▶ Provided material
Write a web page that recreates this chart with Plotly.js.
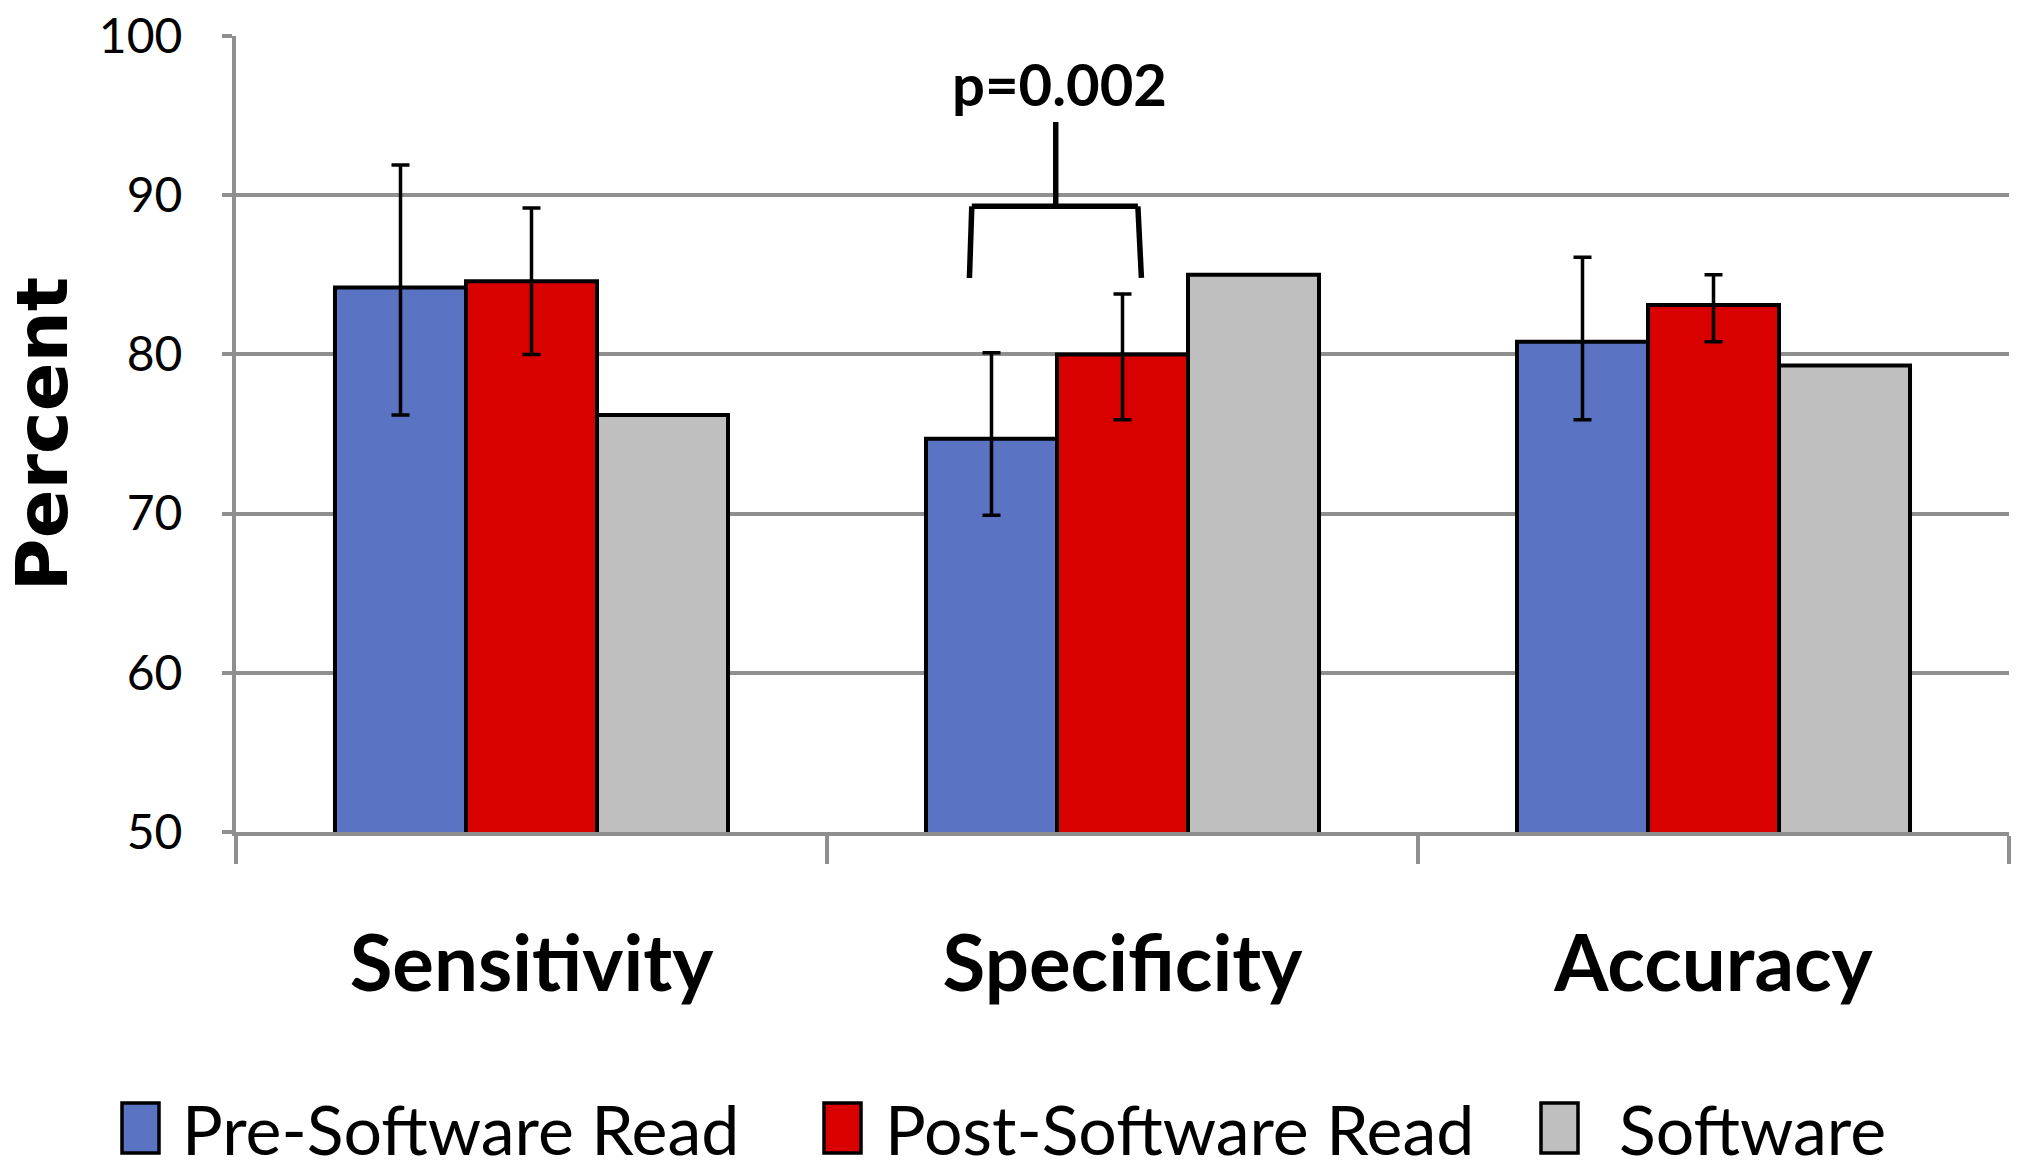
<!DOCTYPE html>
<html>
<head>
<meta charset="utf-8">
<script src="https://cdn.plot.ly/plotly-3.0.1.min.js"></script>
<style>
  html, body { margin: 0; padding: 0; background: #ffffff; }
  #chart { width: 2019px; height: 1171px; }
</style>
</head>
<body>
<div id="chart"></div>
<script>
// ---- data ----
const categories = ["Sensitivity", "Specificity", "Accuracy"];
const seriesNames = ["Pre-Software Read", "Post-Software Read", "Software"];
const preRead = [84.2, 74.7, 80.8];
const preUpper = [91.9, 80.1, 86.1];
const preLower = [76.2, 69.9, 75.9];
const postRead = [84.6, 80.0, 83.1];
const postUpper = [89.2, 83.8, 85.0];
const postLower = [80.0, 75.9, 80.8];
const software = [76.2, 85.0, 79.3];
const yTicks = [50, 60, 70, 80, 90, 100];
const pValueText = "p=0.002";

// ---- styles ----
const W = 2019, H = 1171;
const M = { l: 236, r: 10, t: 36, b: 339 };
const colors = ["#5a73c2", "#d90000", "#bfbfbf"];
const narrow = "Lato, 'Open Sans', sans-serif";
const gridGray = "#8f8f8f";

const plus = (v, hi) => hi.map((h, i) => +(h - v[i]).toFixed(2));
const minus = (v, lo) => lo.map((l, i) => +(v[i] - l).toFixed(2));

const errStyle = { type: "data", symmetric: false, color: "#000000", thickness: 3.5, width: 9 };

const traces = [
  { type: "bar", name: seriesNames[0], x: categories, y: preRead,
    marker: { color: colors[0], line: { color: "#000", width: 4 } },
    error_y: Object.assign({ array: plus(preRead, preUpper), arrayminus: minus(preRead, preLower) }, errStyle) },
  { type: "bar", name: seriesNames[1], x: categories, y: postRead,
    marker: { color: colors[1], line: { color: "#000", width: 4 } },
    error_y: Object.assign({ array: plus(postRead, postUpper), arrayminus: minus(postRead, postLower) }, errStyle) },
  { type: "bar", name: seriesNames[2], x: categories, y: software,
    marker: { color: colors[2], line: { color: "#000", width: 4 } } }
];

// pixel -> paper helpers
const pw = W - M.l - M.r, ph = H - M.t - M.b;
const px = v => (v - M.l) / pw;
const py = v => (H - M.b - v) / ph;

// bracket over Specificity pre vs post (category index 1)
const bx0 = 1 - 0.255, bx1 = 1 + 0.026, bxm = 1 - 0.113;
const brY = 89.3, legY = 84.8, stemTop = 94.6;
const bracketLine = { color: "#000", width: 5.5 };
const shapes = [
  { type: "line", xref: "x", yref: "y", x0: bxm, x1: bxm, y0: brY, y1: stemTop, line: bracketLine },
  { type: "line", xref: "x", yref: "y", x0: bx0, x1: bx1, y0: brY, y1: brY, line: bracketLine },
  { type: "line", xref: "x", yref: "y", x0: bx0, x1: bx0 - 0.004, y0: brY, y1: legY, line: bracketLine },
  { type: "line", xref: "x", yref: "y", x0: bx1, x1: bx1 + 0.006, y0: brY, y1: legY, line: bracketLine }
];

// custom legend
const legendItems = [
  { sx: 122, tx: 180 },
  { sx: 824, tx: 883 },
  { sx: 1541, tx: 1617 }
];
const legCenter = 1128;
const annotations = [
  { xref: "x", yref: "y", x: 1 - 0.107, y: 97.0, text: pValueText, showarrow: false,
    xanchor: "center", yanchor: "middle",
    font: { family: narrow, size: 58, color: "#000", weight: "bold" } }
];
legendItems.forEach((it, i) => {
  shapes.push({ type: "rect", xref: "paper", yref: "paper",
    x0: px(it.sx), x1: px(it.sx + 37), y0: py(legCenter - 25), y1: py(legCenter + 25),
    fillcolor: colors[i], line: { color: "#000", width: 3.5 } });
  annotations.push({ xref: "paper", yref: "paper", x: px(it.tx), y: py(legCenter),
    text: seriesNames[i], showarrow: false, xanchor: "left", yanchor: "middle",
    font: { family: narrow, size: 68, color: "#000" } });
});

const layout = {
  width: W, height: H,
  margin: M,
  paper_bgcolor: "#ffffff", plot_bgcolor: "#ffffff",
  barmode: "group", bargap: 0.335, bargroupgap: 0,
  showlegend: false,
  xaxis: {
    type: "category", range: [-0.5, 2.5],
    showline: true, linecolor: gridGray, linewidth: 4,
    ticks: "outside", tickson: "boundaries", ticklen: 28, tickwidth: 4, tickcolor: gridGray,
    tickfont: { family: narrow, size: 78, color: "#000", weight: "bold" },
    ticklabelstandoff: 61,
    showgrid: false, fixedrange: true, automargin: false
  },
  yaxis: {
    range: [50, 100], tickvals: yTicks, ticktext: yTicks.map(String),
    showline: true, linecolor: gridGray, linewidth: 4,
    ticks: "outside", ticklen: 10, tickwidth: 4, tickcolor: gridGray,
    showgrid: true, gridcolor: gridGray, gridwidth: 4,
    zeroline: false,
    tickfont: { family: narrow, size: 48, color: "#000" },
    ticklabelstandoff: 30,
    title: { text: "Percent", standoff: 36,
      font: { family: "'DejaVu Sans', sans-serif", size: 72, color: "#000", weight: "bold" } },
    automargin: false, fixedrange: true
  },
  shapes: shapes,
  annotations: annotations
};

Plotly.newPlot("chart", traces, layout, { staticPlot: true, displayModeBar: false });
</script>
</body>
</html>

▶ Request
Leave the pictures out and output the rest of the listing exactly.

▶ Answer to this problem
Write a web page that recreates this chart with Plotly.js.
<!DOCTYPE html>
<html>
<head>
<meta charset="utf-8">
<script src="https://cdn.plot.ly/plotly-3.0.1.min.js"></script>
<style>
  html, body { margin: 0; padding: 0; background: #ffffff; }
  #chart { width: 2019px; height: 1171px; }
</style>
</head>
<body>
<div id="chart"></div>
<script>
// ---- data ----
const categories = ["Sensitivity", "Specificity", "Accuracy"];
const seriesNames = ["Pre-Software Read", "Post-Software Read", "Software"];
const preRead = [84.2, 74.7, 80.8];
const preUpper = [91.9, 80.1, 86.1];
const preLower = [76.2, 69.9, 75.9];
const postRead = [84.6, 80.0, 83.1];
const postUpper = [89.2, 83.8, 85.0];
const postLower = [80.0, 75.9, 80.8];
const software = [76.2, 85.0, 79.3];
const yTicks = [50, 60, 70, 80, 90, 100];
const pValueText = "p=0.002";

// ---- styles ----
const W = 2019, H = 1171;
const M = { l: 236, r: 10, t: 36, b: 339 };
const colors = ["#5a73c2", "#d90000", "#bfbfbf"];
const narrow = "Lato, 'Open Sans', sans-serif";
const gridGray = "#8f8f8f";

const plus = (v, hi) => hi.map((h, i) => +(h - v[i]).toFixed(2));
const minus = (v, lo) => lo.map((l, i) => +(v[i] - l).toFixed(2));

const errStyle = { type: "data", symmetric: false, color: "#000000", thickness: 3.5, width: 9 };

const traces = [
  { type: "bar", name: seriesNames[0], x: categories, y: preRead,
    marker: { color: colors[0], line: { color: "#000", width: 4 } },
    error_y: Object.assign({ array: plus(preRead, preUpper), arrayminus: minus(preRead, preLower) }, errStyle) },
  { type: "bar", name: seriesNames[1], x: categories, y: postRead,
    marker: { color: colors[1], line: { color: "#000", width: 4 } },
    error_y: Object.assign({ array: plus(postRead, postUpper), arrayminus: minus(postRead, postLower) }, errStyle) },
  { type: "bar", name: seriesNames[2], x: categories, y: software,
    marker: { color: colors[2], line: { color: "#000", width: 4 } } }
];

// pixel -> paper helpers
const pw = W - M.l - M.r, ph = H - M.t - M.b;
const px = v => (v - M.l) / pw;
const py = v => (H - M.b - v) / ph;

// bracket over Specificity pre vs post (category index 1)
const bx0 = 1 - 0.255, bx1 = 1 + 0.026, bxm = 1 - 0.113;
const brY = 89.3, legY = 84.8, stemTop = 94.6;
const bracketLine = { color: "#000", width: 5.5 };
const shapes = [
  { type: "line", xref: "x", yref: "y", x0: bxm, x1: bxm, y0: brY, y1: stemTop, line: bracketLine },
  { type: "line", xref: "x", yref: "y", x0: bx0, x1: bx1, y0: brY, y1: brY, line: bracketLine },
  { type: "line", xref: "x", yref: "y", x0: bx0, x1: bx0 - 0.004, y0: brY, y1: legY, line: bracketLine },
  { type: "line", xref: "x", yref: "y", x0: bx1, x1: bx1 + 0.006, y0: brY, y1: legY, line: bracketLine }
];

// custom legend
const legendItems = [
  { sx: 122, tx: 180 },
  { sx: 824, tx: 883 },
  { sx: 1541, tx: 1617 }
];
const legCenter = 1128;
const annotations = [
  { xref: "x", yref: "y", x: 1 - 0.107, y: 97.0, text: pValueText, showarrow: false,
    xanchor: "center", yanchor: "middle",
    font: { family: narrow, size: 58, color: "#000", weight: "bold" } }
];
legendItems.forEach((it, i) => {
  shapes.push({ type: "rect", xref: "paper", yref: "paper",
    x0: px(it.sx), x1: px(it.sx + 37), y0: py(legCenter - 25), y1: py(legCenter + 25),
    fillcolor: colors[i], line: { color: "#000", width: 3.5 } });
  annotations.push({ xref: "paper", yref: "paper", x: px(it.tx), y: py(legCenter),
    text: seriesNames[i], showarrow: false, xanchor: "left", yanchor: "middle",
    font: { family: narrow, size: 68, color: "#000" } });
});

const layout = {
  width: W, height: H,
  margin: M,
  paper_bgcolor: "#ffffff", plot_bgcolor: "#ffffff",
  barmode: "group", bargap: 0.335, bargroupgap: 0,
  showlegend: false,
  xaxis: {
    type: "category", range: [-0.5, 2.5],
    showline: true, linecolor: gridGray, linewidth: 4,
    ticks: "outside", tickson: "boundaries", ticklen: 28, tickwidth: 4, tickcolor: gridGray,
    tickfont: { family: narrow, size: 78, color: "#000", weight: "bold" },
    ticklabelstandoff: 61,
    showgrid: false, fixedrange: true, automargin: false
  },
  yaxis: {
    range: [50, 100], tickvals: yTicks, ticktext: yTicks.map(String),
    showline: true, linecolor: gridGray, linewidth: 4,
    ticks: "outside", ticklen: 10, tickwidth: 4, tickcolor: gridGray,
    showgrid: true, gridcolor: gridGray, gridwidth: 4,
    zeroline: false,
    tickfont: { family: narrow, size: 48, color: "#000" },
    ticklabelstandoff: 30,
    title: { text: "Percent", standoff: 36,
      font: { family: "'DejaVu Sans', sans-serif", size: 72, color: "#000", weight: "bold" } },
    automargin: false, fixedrange: true
  },
  shapes: shapes,
  annotations: annotations
};

Plotly.newPlot("chart", traces, layout, { staticPlot: true, displayModeBar: false });
</script>
</body>
</html>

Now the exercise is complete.